- _What needs to be done_: Without the pictures, repeat the listing character for character.
--*--
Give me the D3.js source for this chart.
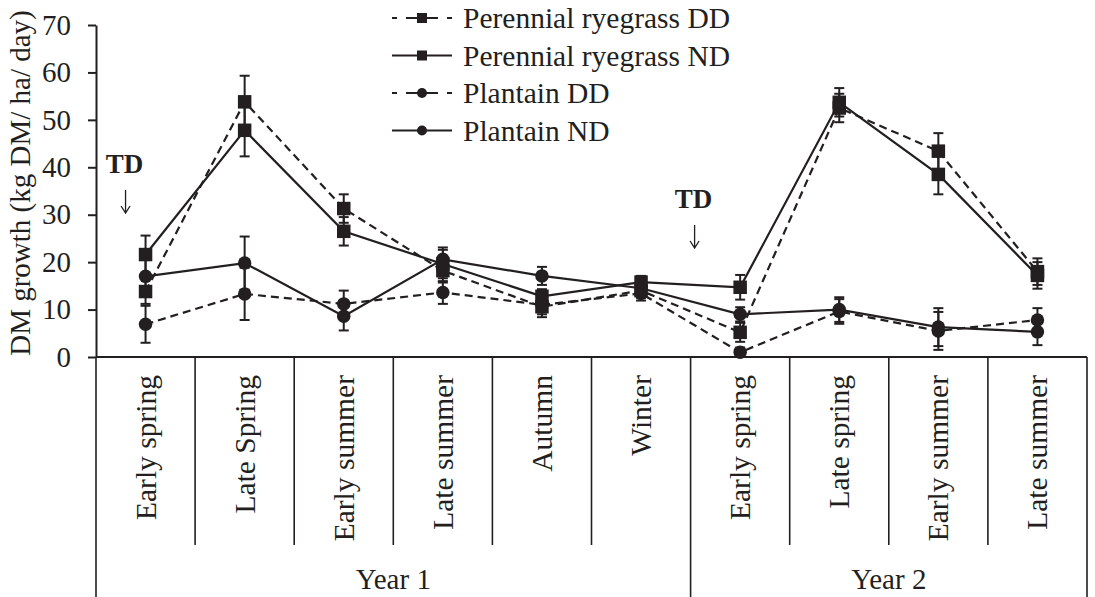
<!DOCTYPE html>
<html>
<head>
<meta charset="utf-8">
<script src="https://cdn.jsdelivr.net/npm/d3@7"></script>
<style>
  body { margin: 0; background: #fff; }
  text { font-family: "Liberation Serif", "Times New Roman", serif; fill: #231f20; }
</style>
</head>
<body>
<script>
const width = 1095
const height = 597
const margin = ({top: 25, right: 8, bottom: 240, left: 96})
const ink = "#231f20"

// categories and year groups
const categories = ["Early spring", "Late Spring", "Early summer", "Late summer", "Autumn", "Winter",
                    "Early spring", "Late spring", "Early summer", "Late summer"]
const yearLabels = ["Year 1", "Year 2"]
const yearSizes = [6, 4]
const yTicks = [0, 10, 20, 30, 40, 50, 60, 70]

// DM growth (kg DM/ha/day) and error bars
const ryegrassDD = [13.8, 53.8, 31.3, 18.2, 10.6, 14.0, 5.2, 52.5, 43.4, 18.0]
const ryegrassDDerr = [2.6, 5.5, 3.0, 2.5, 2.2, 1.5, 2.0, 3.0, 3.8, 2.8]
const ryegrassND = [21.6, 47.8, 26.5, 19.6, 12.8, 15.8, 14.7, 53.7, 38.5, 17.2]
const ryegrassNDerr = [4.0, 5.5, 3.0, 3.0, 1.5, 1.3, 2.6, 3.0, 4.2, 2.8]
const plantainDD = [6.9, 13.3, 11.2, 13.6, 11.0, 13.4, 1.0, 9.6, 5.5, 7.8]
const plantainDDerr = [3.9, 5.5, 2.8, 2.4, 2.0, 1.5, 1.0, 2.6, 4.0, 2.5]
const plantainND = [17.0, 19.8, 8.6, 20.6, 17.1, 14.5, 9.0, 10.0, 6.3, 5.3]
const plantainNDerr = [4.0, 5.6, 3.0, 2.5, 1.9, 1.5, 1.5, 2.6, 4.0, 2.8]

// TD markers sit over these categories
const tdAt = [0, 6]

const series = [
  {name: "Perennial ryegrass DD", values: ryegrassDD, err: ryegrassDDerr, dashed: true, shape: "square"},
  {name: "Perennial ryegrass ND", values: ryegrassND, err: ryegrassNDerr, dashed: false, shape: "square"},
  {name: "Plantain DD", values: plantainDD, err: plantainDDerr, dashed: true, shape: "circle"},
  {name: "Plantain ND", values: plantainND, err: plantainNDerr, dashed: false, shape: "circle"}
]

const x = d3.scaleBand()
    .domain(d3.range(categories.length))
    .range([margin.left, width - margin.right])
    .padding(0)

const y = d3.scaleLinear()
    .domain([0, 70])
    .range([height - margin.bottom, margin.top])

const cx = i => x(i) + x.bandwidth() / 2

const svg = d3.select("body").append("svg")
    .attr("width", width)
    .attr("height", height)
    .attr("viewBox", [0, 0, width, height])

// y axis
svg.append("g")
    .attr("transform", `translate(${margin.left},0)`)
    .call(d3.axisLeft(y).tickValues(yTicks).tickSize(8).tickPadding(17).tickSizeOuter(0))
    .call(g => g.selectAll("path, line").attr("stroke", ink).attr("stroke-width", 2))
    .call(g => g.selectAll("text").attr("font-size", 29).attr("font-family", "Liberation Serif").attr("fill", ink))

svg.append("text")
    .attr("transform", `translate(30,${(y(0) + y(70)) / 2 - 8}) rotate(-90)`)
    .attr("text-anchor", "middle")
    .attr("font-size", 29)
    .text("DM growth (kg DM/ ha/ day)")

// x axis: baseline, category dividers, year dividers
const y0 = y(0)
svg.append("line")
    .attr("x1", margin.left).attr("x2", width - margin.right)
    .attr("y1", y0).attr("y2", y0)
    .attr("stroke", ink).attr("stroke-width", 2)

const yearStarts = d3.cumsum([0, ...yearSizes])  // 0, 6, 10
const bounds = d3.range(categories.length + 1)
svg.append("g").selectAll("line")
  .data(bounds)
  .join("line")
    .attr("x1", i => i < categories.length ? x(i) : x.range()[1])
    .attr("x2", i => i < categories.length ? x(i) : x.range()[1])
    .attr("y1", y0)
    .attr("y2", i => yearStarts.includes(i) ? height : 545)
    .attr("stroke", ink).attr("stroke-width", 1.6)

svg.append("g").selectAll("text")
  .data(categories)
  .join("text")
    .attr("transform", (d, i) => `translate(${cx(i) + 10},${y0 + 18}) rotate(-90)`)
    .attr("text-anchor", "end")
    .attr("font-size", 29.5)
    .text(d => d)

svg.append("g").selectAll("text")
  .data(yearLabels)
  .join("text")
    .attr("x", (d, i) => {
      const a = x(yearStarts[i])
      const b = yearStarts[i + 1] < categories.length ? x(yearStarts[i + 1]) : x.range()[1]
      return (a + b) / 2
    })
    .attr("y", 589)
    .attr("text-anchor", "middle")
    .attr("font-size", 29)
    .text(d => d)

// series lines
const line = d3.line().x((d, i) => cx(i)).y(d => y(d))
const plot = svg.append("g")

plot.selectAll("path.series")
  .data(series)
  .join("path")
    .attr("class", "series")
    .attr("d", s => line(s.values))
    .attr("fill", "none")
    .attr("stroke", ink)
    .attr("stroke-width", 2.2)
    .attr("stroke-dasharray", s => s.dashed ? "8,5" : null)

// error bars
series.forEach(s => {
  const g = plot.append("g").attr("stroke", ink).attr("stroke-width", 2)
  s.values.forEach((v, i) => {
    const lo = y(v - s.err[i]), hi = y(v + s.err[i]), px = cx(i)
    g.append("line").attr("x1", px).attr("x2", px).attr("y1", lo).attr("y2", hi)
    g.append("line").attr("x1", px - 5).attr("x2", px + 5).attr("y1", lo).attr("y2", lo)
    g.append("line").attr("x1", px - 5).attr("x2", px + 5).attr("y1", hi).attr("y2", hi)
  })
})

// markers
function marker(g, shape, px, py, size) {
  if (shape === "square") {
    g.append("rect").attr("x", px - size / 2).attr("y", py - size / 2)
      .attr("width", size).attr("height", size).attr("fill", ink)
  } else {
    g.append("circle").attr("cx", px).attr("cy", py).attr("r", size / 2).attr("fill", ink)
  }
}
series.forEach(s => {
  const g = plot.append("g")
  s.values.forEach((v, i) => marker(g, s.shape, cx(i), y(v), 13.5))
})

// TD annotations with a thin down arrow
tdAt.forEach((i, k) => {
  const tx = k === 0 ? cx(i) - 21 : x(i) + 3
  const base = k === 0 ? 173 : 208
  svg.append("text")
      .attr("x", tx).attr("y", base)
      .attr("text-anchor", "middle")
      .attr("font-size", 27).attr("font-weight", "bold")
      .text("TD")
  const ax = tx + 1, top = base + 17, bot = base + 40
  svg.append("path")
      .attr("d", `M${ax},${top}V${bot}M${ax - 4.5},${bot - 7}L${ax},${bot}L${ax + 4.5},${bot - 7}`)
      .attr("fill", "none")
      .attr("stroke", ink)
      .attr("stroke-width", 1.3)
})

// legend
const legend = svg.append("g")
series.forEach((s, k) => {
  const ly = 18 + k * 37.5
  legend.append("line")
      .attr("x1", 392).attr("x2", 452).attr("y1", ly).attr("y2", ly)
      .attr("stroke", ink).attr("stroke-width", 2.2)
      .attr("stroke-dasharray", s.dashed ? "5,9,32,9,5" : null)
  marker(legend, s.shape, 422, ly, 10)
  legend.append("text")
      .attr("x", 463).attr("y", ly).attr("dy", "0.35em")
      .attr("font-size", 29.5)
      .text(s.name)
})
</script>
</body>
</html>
--*--
- _Task solution_:
Give me the D3.js source for this chart.
<!DOCTYPE html>
<html>
<head>
<meta charset="utf-8">
<script src="https://cdn.jsdelivr.net/npm/d3@7"></script>
<style>
  body { margin: 0; background: #fff; }
  text { font-family: "Liberation Serif", "Times New Roman", serif; fill: #231f20; }
</style>
</head>
<body>
<script>
const width = 1095
const height = 597
const margin = ({top: 25, right: 8, bottom: 240, left: 96})
const ink = "#231f20"

// categories and year groups
const categories = ["Early spring", "Late Spring", "Early summer", "Late summer", "Autumn", "Winter",
                    "Early spring", "Late spring", "Early summer", "Late summer"]
const yearLabels = ["Year 1", "Year 2"]
const yearSizes = [6, 4]
const yTicks = [0, 10, 20, 30, 40, 50, 60, 70]

// DM growth (kg DM/ha/day) and error bars
const ryegrassDD = [13.8, 53.8, 31.3, 18.2, 10.6, 14.0, 5.2, 52.5, 43.4, 18.0]
const ryegrassDDerr = [2.6, 5.5, 3.0, 2.5, 2.2, 1.5, 2.0, 3.0, 3.8, 2.8]
const ryegrassND = [21.6, 47.8, 26.5, 19.6, 12.8, 15.8, 14.7, 53.7, 38.5, 17.2]
const ryegrassNDerr = [4.0, 5.5, 3.0, 3.0, 1.5, 1.3, 2.6, 3.0, 4.2, 2.8]
const plantainDD = [6.9, 13.3, 11.2, 13.6, 11.0, 13.4, 1.0, 9.6, 5.5, 7.8]
const plantainDDerr = [3.9, 5.5, 2.8, 2.4, 2.0, 1.5, 1.0, 2.6, 4.0, 2.5]
const plantainND = [17.0, 19.8, 8.6, 20.6, 17.1, 14.5, 9.0, 10.0, 6.3, 5.3]
const plantainNDerr = [4.0, 5.6, 3.0, 2.5, 1.9, 1.5, 1.5, 2.6, 4.0, 2.8]

// TD markers sit over these categories
const tdAt = [0, 6]

const series = [
  {name: "Perennial ryegrass DD", values: ryegrassDD, err: ryegrassDDerr, dashed: true, shape: "square"},
  {name: "Perennial ryegrass ND", values: ryegrassND, err: ryegrassNDerr, dashed: false, shape: "square"},
  {name: "Plantain DD", values: plantainDD, err: plantainDDerr, dashed: true, shape: "circle"},
  {name: "Plantain ND", values: plantainND, err: plantainNDerr, dashed: false, shape: "circle"}
]

const x = d3.scaleBand()
    .domain(d3.range(categories.length))
    .range([margin.left, width - margin.right])
    .padding(0)

const y = d3.scaleLinear()
    .domain([0, 70])
    .range([height - margin.bottom, margin.top])

const cx = i => x(i) + x.bandwidth() / 2

const svg = d3.select("body").append("svg")
    .attr("width", width)
    .attr("height", height)
    .attr("viewBox", [0, 0, width, height])

// y axis
svg.append("g")
    .attr("transform", `translate(${margin.left},0)`)
    .call(d3.axisLeft(y).tickValues(yTicks).tickSize(8).tickPadding(17).tickSizeOuter(0))
    .call(g => g.selectAll("path, line").attr("stroke", ink).attr("stroke-width", 2))
    .call(g => g.selectAll("text").attr("font-size", 29).attr("font-family", "Liberation Serif").attr("fill", ink))

svg.append("text")
    .attr("transform", `translate(30,${(y(0) + y(70)) / 2 - 8}) rotate(-90)`)
    .attr("text-anchor", "middle")
    .attr("font-size", 29)
    .text("DM growth (kg DM/ ha/ day)")

// x axis: baseline, category dividers, year dividers
const y0 = y(0)
svg.append("line")
    .attr("x1", margin.left).attr("x2", width - margin.right)
    .attr("y1", y0).attr("y2", y0)
    .attr("stroke", ink).attr("stroke-width", 2)

const yearStarts = d3.cumsum([0, ...yearSizes])  // 0, 6, 10
const bounds = d3.range(categories.length + 1)
svg.append("g").selectAll("line")
  .data(bounds)
  .join("line")
    .attr("x1", i => i < categories.length ? x(i) : x.range()[1])
    .attr("x2", i => i < categories.length ? x(i) : x.range()[1])
    .attr("y1", y0)
    .attr("y2", i => yearStarts.includes(i) ? height : 545)
    .attr("stroke", ink).attr("stroke-width", 1.6)

svg.append("g").selectAll("text")
  .data(categories)
  .join("text")
    .attr("transform", (d, i) => `translate(${cx(i) + 10},${y0 + 18}) rotate(-90)`)
    .attr("text-anchor", "end")
    .attr("font-size", 29.5)
    .text(d => d)

svg.append("g").selectAll("text")
  .data(yearLabels)
  .join("text")
    .attr("x", (d, i) => {
      const a = x(yearStarts[i])
      const b = yearStarts[i + 1] < categories.length ? x(yearStarts[i + 1]) : x.range()[1]
      return (a + b) / 2
    })
    .attr("y", 589)
    .attr("text-anchor", "middle")
    .attr("font-size", 29)
    .text(d => d)

// series lines
const line = d3.line().x((d, i) => cx(i)).y(d => y(d))
const plot = svg.append("g")

plot.selectAll("path.series")
  .data(series)
  .join("path")
    .attr("class", "series")
    .attr("d", s => line(s.values))
    .attr("fill", "none")
    .attr("stroke", ink)
    .attr("stroke-width", 2.2)
    .attr("stroke-dasharray", s => s.dashed ? "8,5" : null)

// error bars
series.forEach(s => {
  const g = plot.append("g").attr("stroke", ink).attr("stroke-width", 2)
  s.values.forEach((v, i) => {
    const lo = y(v - s.err[i]), hi = y(v + s.err[i]), px = cx(i)
    g.append("line").attr("x1", px).attr("x2", px).attr("y1", lo).attr("y2", hi)
    g.append("line").attr("x1", px - 5).attr("x2", px + 5).attr("y1", lo).attr("y2", lo)
    g.append("line").attr("x1", px - 5).attr("x2", px + 5).attr("y1", hi).attr("y2", hi)
  })
})

// markers
function marker(g, shape, px, py, size) {
  if (shape === "square") {
    g.append("rect").attr("x", px - size / 2).attr("y", py - size / 2)
      .attr("width", size).attr("height", size).attr("fill", ink)
  } else {
    g.append("circle").attr("cx", px).attr("cy", py).attr("r", size / 2).attr("fill", ink)
  }
}
series.forEach(s => {
  const g = plot.append("g")
  s.values.forEach((v, i) => marker(g, s.shape, cx(i), y(v), 13.5))
})

// TD annotations with a thin down arrow
tdAt.forEach((i, k) => {
  const tx = k === 0 ? cx(i) - 21 : x(i) + 3
  const base = k === 0 ? 173 : 208
  svg.append("text")
      .attr("x", tx).attr("y", base)
      .attr("text-anchor", "middle")
      .attr("font-size", 27).attr("font-weight", "bold")
      .text("TD")
  const ax = tx + 1, top = base + 17, bot = base + 40
  svg.append("path")
      .attr("d", `M${ax},${top}V${bot}M${ax - 4.5},${bot - 7}L${ax},${bot}L${ax + 4.5},${bot - 7}`)
      .attr("fill", "none")
      .attr("stroke", ink)
      .attr("stroke-width", 1.3)
})

// legend
const legend = svg.append("g")
series.forEach((s, k) => {
  const ly = 18 + k * 37.5
  legend.append("line")
      .attr("x1", 392).attr("x2", 452).attr("y1", ly).attr("y2", ly)
      .attr("stroke", ink).attr("stroke-width", 2.2)
      .attr("stroke-dasharray", s.dashed ? "5,9,32,9,5" : null)
  marker(legend, s.shape, 422, ly, 10)
  legend.append("text")
      .attr("x", 463).attr("y", ly).attr("dy", "0.35em")
      .attr("font-size", 29.5)
      .text(s.name)
})
</script>
</body>
</html>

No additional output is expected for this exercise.